Hacker News new | ask | show | jobs
by dagenix 2977 days ago
This is one of the most frustrating issues I've had with the requests/urllib3 libraries. I have no idea what I'm supposed to do with half of an HTML page or a PDF or a PNG. And even if it did, I certainly don't know how I'm supposed to handle those things when I don't get an indication that I'm likely dealing with an incomplete response. I can construct a use case where I might want this behavior (maybe a FLIF image), but it feels like such a huge outlier to me, that this being the default behavior of requests, which caters to making the common cases easy, has always felt a bit odd.

I don't begrudge the authors for this at all. After all, these are people donating their time to work on libraries solving hard problems for free that I can then use as part of my job. There is nothing that has stopped me from forking these libraries and changing the behavior myself, other than a lack of time and that, while I dislike this behavior, its only is a problem somewhat infrequently. All that being said, I really wish the response to this issue has been something other than what feels like a language-lawerly reading of the spec (requests isn't an "agent" and so that sentence in the spec doesn't apply) and the theory that someone _might_ be able to do something with an incomplete response _some_ of the time and as such, the vastly more common case should be made much more complicated.

But, anyway, I'm glad to hear that this issue is being addressed and I thank the authors for their work!

1 comments

Even after this is fixed the way you want it, webservers will still send you half of a PNG because it's a truncated file on the webserver. The webserver will give the truncated length as the length, the actual transfer will be the truncated length, requests will think all is well, and you'll have a problem.
We can't fix every problem. And fixing every problem shouldn't be a gating function for fixing some problems. Web servers generally want to send a complete response. And sometimes some middle box chops off the response halfway through. And if that origin server set a correct Content-Length header and the response isn't that long, we can be fairly certain that the response is probably incomplete. And I really can't come up with a non-contrived use-case where we want those incomplete responses to be delivered silently to client code.

It seems like what you are saying is that because a file might be corrupt we shouldn't worry about a completely unrelated case where the file is fine but the transfer is incomplete. By that logic, why do we worry about trying to report errors at all?

Er, that's not what I'm saying.

I'm saying that if you get a response from a webserver, you have to think about it being truncated. Period.

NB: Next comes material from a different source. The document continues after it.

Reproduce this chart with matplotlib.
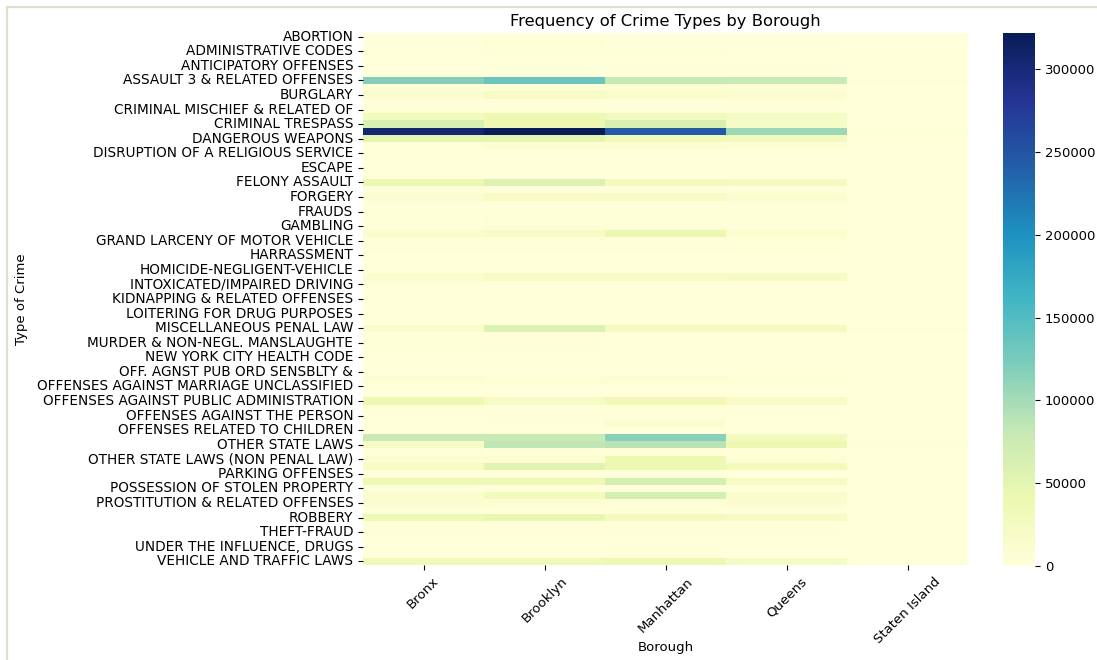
import matplotlib
matplotlib.use("Agg")
import matplotlib.pyplot as plt
import pandas as pd
import seaborn as sns
from matplotlib.patches import Rectangle

crime_types = [
    "ABORTION", "ADMINISTRATIVE CODE", "ADMINISTRATIVE CODES",
    "ALCOHOLIC BEVERAGE CONTROL LAW", "ANTICIPATORY OFFENSES", "ARSON",
    "ASSAULT 3 & RELATED OFFENSES", "BURGLAR'S TOOLS", "BURGLARY",
    "CHILD ABANDONMENT/NON SUPPORT", "CRIMINAL MISCHIEF & RELATED OF",
    "CRIMINAL MISCHIEF & RELATED OFFENSES", "CRIMINAL TRESPASS",
    "DANGEROUS DRUGS", "DANGEROUS WEAPONS", "DISORDERLY CONDUCT",
    "DISRUPTION OF A RELIGIOUS SERVICE", "ENDAN WELFARE INCOMP", "ESCAPE",
    "ESCAPE 3", "FELONY ASSAULT", "FELONY SEX CRIMES", "FORGERY",
    "FORTUNE TELLING", "FRAUDS", "FRAUDULENT ACCOSTING", "GAMBLING",
    "GRAND LARCENY", "GRAND LARCENY OF MOTOR VEHICLE", "HARASSMENT",
    "HARRASSMENT", "HARRASSMENT 2", "HOMICIDE-NEGLIGENT-VEHICLE",
    "INTOXICATED & IMPAIRED DRIVING", "INTOXICATED/IMPAIRED DRIVING",
    "JOSTLING", "KIDNAPPING & RELATED OFFENSES", "LOITERING",
    "LOITERING FOR DRUG PURPOSES", "LOITERING/GAMBLING (CARDS, DIC",
    "MISCELLANEOUS PENAL LAW", "MOVING INFRACTIONS",
    "MURDER & NON-NEGL. MANSLAUGHTE", "NEW YORK CITY ADMIN CODE",
    "NEW YORK CITY HEALTH CODE", "NYS LAWS-UNCLASSIFIED FELONY",
    "OFF. AGNST PUB ORD SENSBLTY &", "OFFENSES AGAINST FAMILY",
    "OFFENSES AGAINST MARRIAGE UNCLASSIFIED", "OFFENSES AGAINST PUBLIC ADMINI",
    "OFFENSES AGAINST PUBLIC ADMINISTRATION", "OFFENSES AGAINST PUBLIC SAFETY",
    "OFFENSES AGAINST THE PERSON", "OFFENSES INVOLVING FRAUD",
    "OFFENSES RELATED TO CHILDREN", "OTHER OFFENSES RELATED TO THEF",
    "OTHER STATE LAWS", "OTHER STATE LAWS (NON PENAL LA",
    "OTHER STATE LAWS (NON PENAL LAW)", "OTHER TRAFFIC INFRACTION",
    "PARKING OFFENSES", "PETIT LARCENY", "POSSESSION OF STOLEN PROPERTY",
    "POSSESSION OF STOLEN PROPERTY 5", "PROSTITUTION & RELATED OFFENSES",
    "RAPE", "ROBBERY", "SEX CRIMES", "THEFT-FRAUD", "THEFT OF SERVICES",
    "UNDER THE INFLUENCE, DRUGS", "UNAUTHORIZED USE OF A VEHICLE",
    "VEHICLE AND TRAFFIC LAWS",
]

boroughs = ["Bronx", "Brooklyn", "Manhattan", "Queens", "Staten Island"]

bronx = [
    0, 1500, 2000, 1000, 500, 300, 118000, 5000, 12000, 2000,
    3000, 30000, 65000, 305000, 50000, 3000, 0, 0, 0, 500,
    42000, 2000, 10000, 1500, 3000, 1500, 1500, 14000, 2000, 2000,
    800, 0, 0, 12000, 2000, 0, 0, 300, 500, 500,
    14000, 2000, 1500, 3000, 0, 0, 500, 8000, 0, 500,
    40000, 3000, 2000, 1000, 1000, 78000, 18000, 4000, 8000, 18000,
    800, 36000, 2000, 12000, 10000, 2000, 36000, 3000, 2000, 1000,
    1000, 0, 33000,
]
brooklyn = [
    0, 5000, 3000, 1500, 800, 500, 135000, 6000, 18000, 2000,
    3000, 40000, 38000, 322000, 48000, 8000, 0, 0, 0, 500,
    58000, 2500, 18000, 1500, 3500, 4000, 4000, 20000, 3000, 2000,
    800, 0, 0, 18000, 2000, 0, 0, 300, 500, 500,
    58000, 2000, 1500, 1500, 0, 0, 500, 7000, 0, 500,
    22000, 3000, 2000, 1500, 1000, 78000, 85000, 3000, 8000, 52000,
    800, 36000, 2000, 30000, 8000, 2000, 45000, 3000, 2000, 1000,
    1000, 0, 33000,
]
manhattan = [
    0, 2000, 3000, 1500, 800, 300, 80000, 6000, 15000, 2000,
    3000, 32000, 62000, 245000, 32000, 8000, 0, 0, 0, 500,
    28000, 2000, 20000, 1500, 4000, 4000, 4000, 42000, 2000, 2000,
    800, 0, 0, 18000, 2000, 0, 0, 300, 500, 500,
    26000, 2000, 1000, 1500, 0, 0, 500, 8000, 0, 500,
    35000, 3000, 2000, 10000, 1000, 116000, 90000, 3000, 40000, 40000,
    800, 66000, 2000, 66000, 5000, 2000, 24000, 3000, 2000, 1000,
    1000, 0, 38000,
]
queens = [
    0, 1500, 1500, 1000, 500, 300, 78000, 5000, 10000, 1500,
    2500, 22000, 18000, 105000, 28000, 6000, 0, 0, 0, 500,
    26000, 2000, 12000, 1500, 3000, 2000, 2000, 12000, 2000, 3000,
    800, 0, 0, 22000, 2000, 0, 0, 300, 500, 500,
    24000, 2000, 1000, 1500, 0, 0, 500, 5000, 0, 500,
    20000, 3000, 2000, 1000, 1000, 28000, 38000, 3000, 4000, 30000,
    800, 22000, 2000, 15000, 10000, 2000, 20000, 3000, 2000, 1000,
    1000, 0, 22000,
]
staten_island = [
    0, 200, 300, 200, 100, 100, 2500, 500, 1000, 300,
    500, 1500, 1000, 4000, 1200, 500, 0, 0, 0, 100,
    1200, 200, 600, 100, 300, 200, 200, 800, 200, 300,
    100, 0, 0, 1500, 300, 0, 0, 100, 100, 100,
    1500, 200, 100, 200, 0, 0, 100, 500, 0, 100,
    1500, 300, 200, 200, 100, 2500, 2000, 300, 400, 1500,
    100, 1500, 200, 800, 300, 200, 1200, 300, 200, 100,
    100, 0, 1500,
]

counts = pd.DataFrame(
    {"Bronx": bronx, "Brooklyn": brooklyn, "Manhattan": manhattan,
     "Queens": queens, "Staten Island": staten_island},
    index=crime_types,
)[boroughs]

W, H = 1097, 660
fig = plt.figure(figsize=(W / 100, H / 100), dpi=100)

# heatmap and colorbar axes placed in pixel terms
ax = fig.add_axes([363 / W, 1 - 565 / H, 605 / W, 532 / H])
cax = fig.add_axes([1003 / W, 1 - 566 / H, 32 / W, 533 / H])

sns.heatmap(counts, cmap="YlGnBu", ax=ax, cbar_ax=cax, yticklabels=2)

ax.set_title("Frequency of Crime Types by Borough", fontsize=11.8, pad=5)
ax.set_xlabel("Borough", fontsize=9.5)
ax.set_ylabel("Type of Crime", fontsize=9.5)
ax.xaxis.set_label_coords(0.5, -0.143)
ax.yaxis.set_label_coords(-0.553, 0.5)
ax.tick_params(axis="y", labelsize=9.8)
ax.tick_params(axis="x", labelsize=9.5)
plt.setp(ax.get_xticklabels(), rotation=45)
cax.tick_params(labelsize=9.5)

# notebook-style frame along the top and left edges
fig.add_artist(Rectangle((7 / W, -0.1), 2, 1.1 - 7 / H,
                         transform=fig.transFigure,
                         fill=False, ec="#e2ddcc", lw=1.6))

fig.savefig("out.png", dpi=100)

No matter what the libraries you're using do for the many different cases of problem that can cause truncation.

You seem to have read a lot into my words that I didn't intend to put there.

I fully agree that there can always be garbage coming back and that any robust client needs to be aware of that happening. I'm sorry if I read too much into what you were saying, but, it sounded like you were arguing that the change shouldn't be made because there are other ways that corruption could occur that this change wouldn't solve. But, it sounds like you were just warning that this change wouldn't be a panacea? Is that accurate?
I didn't want to express any opinion on the change; I use aiohttp for my python-powered web-scale crawling needs. So yes, it's accurate that I was warning that the change would be incremental and not a panacea.

BTW aiohttp has the problem of currently having a too-strict http protocol parser, so it throws errors for many rare cases of bad webservers, which browsers don't have a problem with. As a crawler, I need to be able to work with whatever a browser will display, ...

Well, it sounds like we are in fierce agreement then. Sorry for misunderstanding your comment earlier.

I've been interesting lately in exploring at aiohttp, and your comment about it being too strict is certainly very enlightening. And I want to second your comment about libraries following the lead of what browsers will do. My strong feeling is that the battle over what HTTP libraries should do has been fought and been decided by browsers, and that whatever browsers do is what HTTP libraries should do as well, regardless of how ugly it is (IIRC, when I last checked, browsers did pay attention to the Content-Length header and wouldn't display results that were shorter than it - but if I'm misremembering, I would happily change my position with respect to honoring this header). The purist in me hates to say that, but, the pragmatist wants to get things done and fighting against browser behavior feels counter-productive at this stage.